« Notre ennemi est le séparatisme », déclarait récemment le président Macron. Nous fûmes nombreux à penser qu’il parlait alors de lui. Car La république en Marche apparaît clairement comme le parti de ceux qui se sont séparés des autres. Mais ce séparatisme d’en haut, dénié, doit faire face à un phénomène qui en révèle la logique au grand jour : le coronavirus.
(...) Ajoutons qu’éborgner les manifestants à coups de LBD, faire agenouiller des jeunes les mains sur la tête à Mantes-la-Jolie, ou placer en garde à vue ceux qui s’inquiètent pour leur avenir et envahissent le siège de la multinationale BlackRock, ne semble pas relever du respect des règles de la République, sauf à comprendre celle-ci comme une entreprise de mutilation psychique et physique.
Toujours est-il qu’un séparatisme d’en haut, fondé sur le mépris et la violence, a lieu aujourd’hui non seulement en France, mais dans tous les pays où les gouvernements en place croient plus en leur capacité à enrichir leur famille ou l’industrie pétrolière qu’en quelque scénario consistant à enrayer l’emballement climatique. Mais ce séparatisme d’en haut, dénié, doit faire face à un phénomène qui en révèle la logique au grand jour : ledit coronavirus. Car les mesures prescrites par les gouvernements français, italien, ou chinois, exigent précisément de se séparer : ne pas se rassembler, ne pas sortir de chez soi, ne pas se toucher, et se laver les mains férocement – viendra le temps où l’on nous demandera de nous séparer de nos mains pour ne pas infecter nos visages, et de ne plus penser trop fort pour éviter que ne s’échappe un soupçon de vérité, et de ne plus employer que des mots stérilisés. Voilà une forme de séparatisme non pas dénié mais requis, un séparatisme de la survie et de la crainte, un séparatisme d’en bas en quelque sorte, rejeté vers le bas, au confinement imposé. (...)

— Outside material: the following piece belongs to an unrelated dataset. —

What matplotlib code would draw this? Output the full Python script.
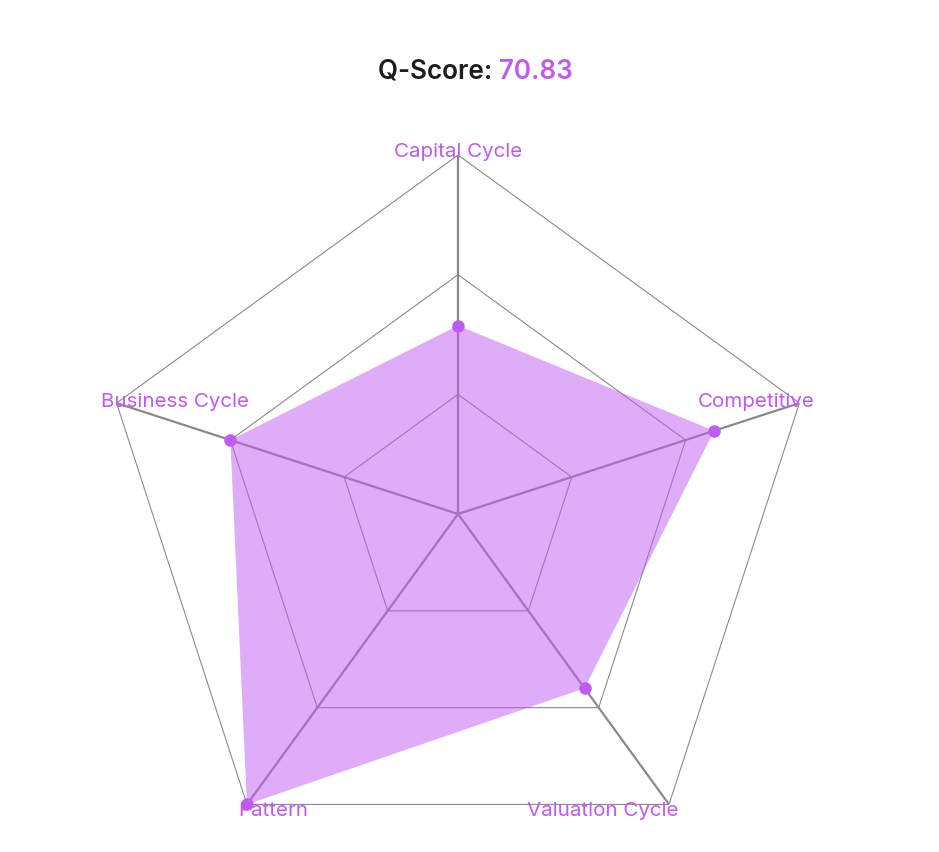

comment dès lors expliquer la disproportion entre la dangerosité de ce virus – au taux de mortalité plutôt bas[2] - et la paranoïa globale qui l’enveloppe ? Pour qui a encore en mémoire les analyses d’un Baudrillard, cela n’a rien d’étonnant : c’est la globalisation elle-même qui est virale, et tend à transformer tout phénomène - atmosphérique, social, technologique – en agent se répliquant partout et à toute vitesse, en Mr Smith sans-gêne (à l’image du programme qui se réplique et transforme tout en Mr Smith dans la fameuse trilogie The Matrix). Et le coronavirus, c’est la globalisation couronnée (le latin corōna signifiant couronne), se répandant souverainement, menaçant moins la vie - il faut raison garder - que la capacité à enrayer la globalisation (dangereux par sa forme virale plus que par son fond de virus). Morne couronne, d’accord ; mais l’on continue hélas à élire des rois. (...)

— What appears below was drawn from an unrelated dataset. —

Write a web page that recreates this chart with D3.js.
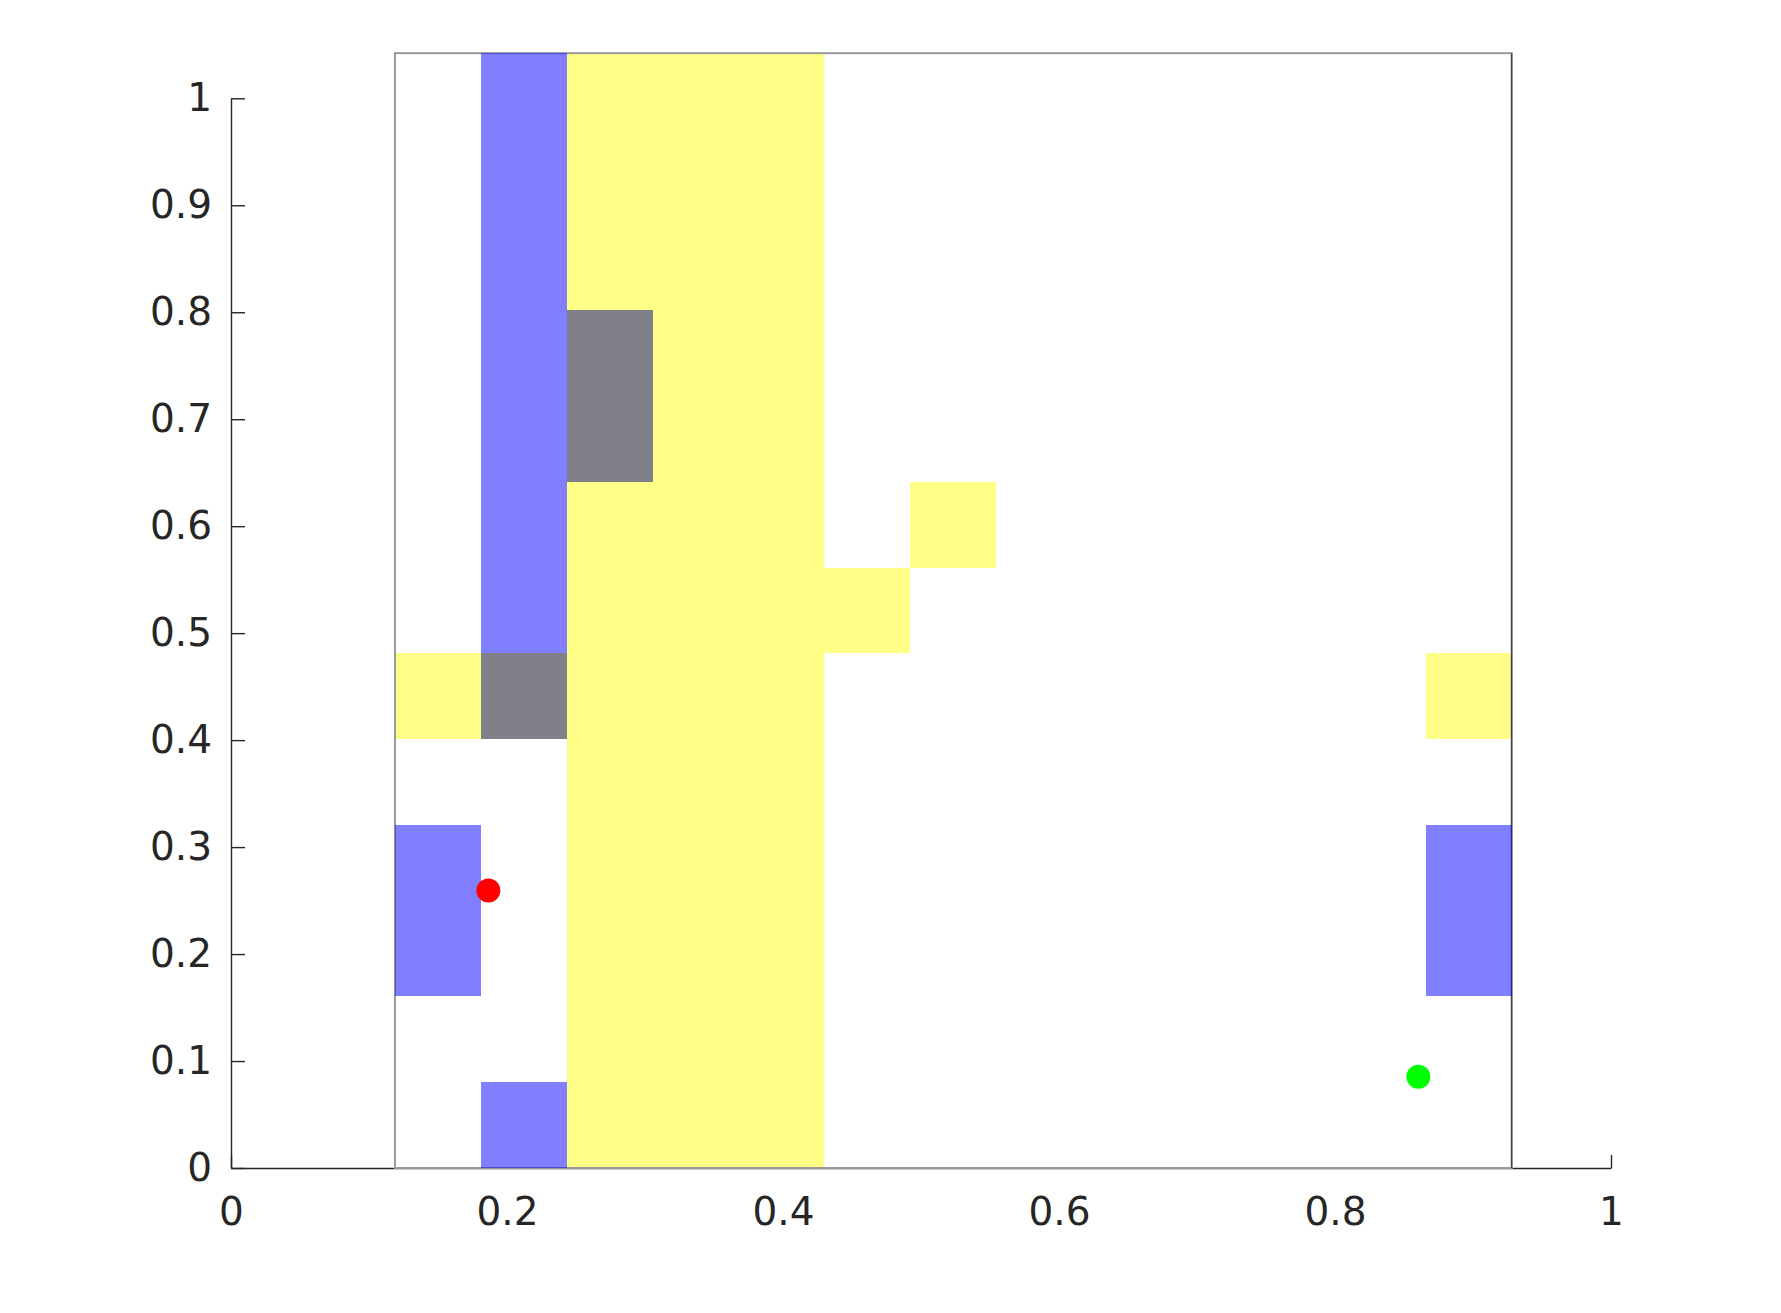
<!DOCTYPE html>
<html lang="en">
<head>
    <meta charset="utf-8">
    <title>Occupancy grid</title>
    <script src="https://d3js.org/d3.v7.min.js"></script>
    <style>
        body {
            margin: 0;
            padding: 0;
            background: #fff;
        }

        .axis text {
            font-family: "DejaVu Sans", sans-serif;
            font-size: 39px;
            fill: #262626;
        }

        .axis path, .axis line {
            stroke: #262626;
            stroke-width: 1.4px;
        }
    </style>
</head>
<body>
<svg id="chart"></svg>
<script>
    // tick labels
    const xTicks = [0, 0.2, 0.4, 0.6, 0.8, 1];
    const yTicks = [0, 0.1, 0.2, 0.3, 0.4, 0.5, 0.6, 0.7, 0.8, 0.9, 1];

    // grid extent in data units, 13 x 13 cells
    const gridX = [0.1188, 0.928];
    const gridY = [0, 1.0422];
    const nCols = 13;
    const nRows = 13;

    // base map, top row first: . free, y yellow, g grey
    const mapRows = [
        "..yyy........",
        "..yyy........",
        "..yyy........",
        "..gyy........",
        "..gyy........",
        "..yyy.y......",
        "..yyyy.......",
        "ygyyy.......y",
        "..yyy........",
        "..yyy........",
        "..yyy........",
        "..yyy........",
        "..yyy........"
    ];

    // blue overlay cells [col, row from bottom]
    const blueCells = [
        [1, 6], [1, 7], [1, 8], [1, 9], [1, 10], [1, 11], [1, 12],
        [0, 2], [0, 3],
        [12, 2], [12, 3],
        [1, 0]
    ];

    // markers
    const pointX = [0.1865, 0.8604];
    const pointY = [0.2595, 0.0853];
    const pointColor = ["#ff0000", "#00ff00"];

    const width = 1781;
    const height = 1313;

    const svg = d3.select("#chart")
        .attr("width", width)
        .attr("height", height);

    const x = d3.scaleLinear().domain([0, 1]).range([231, 1611]);
    const y = d3.scaleLinear().domain([0, 1]).range([1168, 98.3]);

    const fmt = d3.format("~g");

    svg.append("g")
        .attr("class", "axis")
        .attr("transform", `translate(0,${y(0)})`)
        .call(d3.axisBottom(x).tickValues(xTicks).tickFormat(fmt)
            .tickSize(-13).tickSizeOuter(0).tickPadding(29));

    svg.append("g")
        .attr("class", "axis")
        .attr("transform", `translate(${x(0)},0)`)
        .call(d3.axisLeft(y).tickValues(yTicks).tickFormat(fmt)
            .tickSize(-14).tickSizeOuter(0).tickPadding(19));

    const cellW = (gridX[1] - gridX[0]) / nCols;
    const cellH = (gridY[1] - gridY[0]) / nRows;

    const colors = { ".": "#ffffff", "y": "#ffff88", "g": "#80808a" };

    const cells = [];
    mapRows.forEach((row, i) => {
        const r = nRows - 1 - i;
        row.split("").forEach((ch, c) => cells.push({ c, r, v: ch }));
    });

    const grid = svg.append("g");

    grid.selectAll("rect.cell")
        .data(cells)
        .join("rect")
        .attr("class", "cell")
        .attr("x", d => x(gridX[0] + d.c * cellW))
        .attr("y", d => y(gridY[0] + (d.r + 1) * cellH))
        .attr("width", d => x(gridX[0] + (d.c + 1) * cellW) - x(gridX[0] + d.c * cellW) + 0.5)
        .attr("height", d => y(gridY[0] + d.r * cellH) - y(gridY[0] + (d.r + 1) * cellH) + 0.5)
        .attr("fill", d => colors[d.v])
        .attr("shape-rendering", "crispEdges");

    // map border
    grid.append("rect")
        .attr("x", x(gridX[0]))
        .attr("y", y(gridY[1]))
        .attr("width", x(gridX[1]) - x(gridX[0]))
        .attr("height", y(gridY[0]) - y(gridY[1]))
        .attr("fill", "none")
        .attr("stroke", "#999")
        .attr("stroke-width", 2);

    grid.append("line")
        .attr("x1", x(gridX[1]))
        .attr("x2", x(gridX[1]))
        .attr("y1", y(gridY[1]))
        .attr("y2", y(gridY[0]))
        .attr("stroke", "#444")
        .attr("stroke-width", 1.4);

    grid.selectAll("rect.blue")
        .data(blueCells)
        .join("rect")
        .attr("class", "blue")
        .attr("x", d => x(gridX[0] + d[0] * cellW))
        .attr("y", d => y(gridY[0] + (d[1] + 1) * cellH))
        .attr("width", d => x(gridX[0] + (d[0] + 1) * cellW) - x(gridX[0] + d[0] * cellW))
        .attr("height", d => y(gridY[0] + d[1] * cellH) - y(gridY[0] + (d[1] + 1) * cellH))
        .attr("fill", "#0000ff")
        .attr("fill-opacity", 0.5)
        .attr("shape-rendering", "crispEdges");

    svg.append("g")
        .selectAll("circle")
        .data(pointX.map((v, i) => ({ x: v, y: pointY[i], color: pointColor[i] })))
        .join("circle")
        .attr("cx", d => x(d.x))
        .attr("cy", d => y(d.y))
        .attr("r", 12)
        .attr("fill", d => d.color);
</script>
</body>
</html>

Il est vrai qu’à l’heure de l’effondrement climatique, le danger pour les États est le suivant : il ne faudrait pas que deviennent évidents le séparatisme d’en haut, le mépris pour les peuples et la tentative des élites de se protéger le plus longtemps possible des effets de la destruction de l’environnement. Une telle évidence risquerait en effet de générer un séparatisme politique à visée révolutionnaire, et c’est ce séparatisme ni d’en haut ni d’en bas mais collectif, terrestre, à vocation planétaire, que pourraient craindre les gouvernements – car personne ne croit vraiment, sauf élucubration d’extrême-droite et angoisse catholique, que le soi-disant séparatisme Musulman pourrait donner lieu à une prise de pouvoir en France.
Il faut donc compter avec trois séparatismes : l’un, dénié, est celui des instances de pouvoir, le séparatisme d’en haut ; le second, approuvé et institutionnel, est celui que l’épidémie de coronavirus rend possible, un séparatisme de contrôle « biopolitique » comme on disait naguère ; ces deux séparatismes ont pour ennemi mortel celui qui ne doit en aucun cas advenir, le séparatisme généré par le virus politique du Grand refus. (...)
seule la viralité politique qui ne consent pas à l’ordre du monde, à sa globalité panique ou sa localité immunologique, est en mesure de contester les fondements de la Sixième Extinction. C’est en nous séparant de ce qui nous détruit que nous apprenons à nous allier - débarrassés du besoin de survivre au nom du désir de vivre.